Reviewer's comment: "Finally, the recommendations and conclusion sections could be expanded to provide more concrete policy implications, acknowledge the study's limitations, and highlight directions for future research."
Response: Section 7.1 now ties each recommendation to a specific finding and an operational mechanism rather than a general aspiration—for example, redistributing professional-title evaluation quotas toward village and township schools to neutralise the title-accumulation logic documented in Section 6.3, and requiring county data systems to record internal transfers (not only exits) so that the staffing instability evidenced in Section 6.4 becomes visible to planners.
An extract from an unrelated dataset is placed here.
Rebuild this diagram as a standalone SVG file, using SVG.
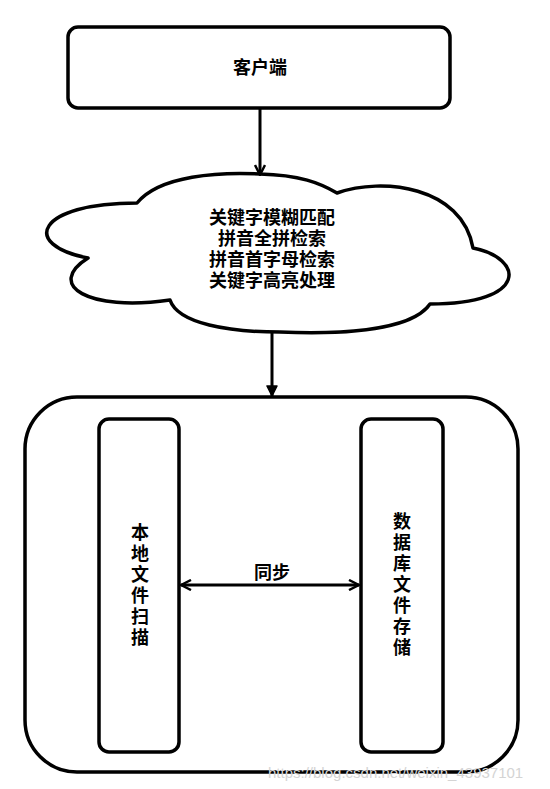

Section 7.2 has been expanded to state the study's limitations (a single-county design that is analytically rather than statistically generalisable; a modest, heterogeneous sample of N = 14, with saturation framed at the level of mechanism categories; and administrative data limited in scope and period) and to set out concrete future directions (multi-county mixed-methods designs; comparative studies exploiting variation in governance and fiscal arrangements; and designs incorporating student and parent perspectives).
All changes are highlighted in the revised manuscript; a clean copy is also provided.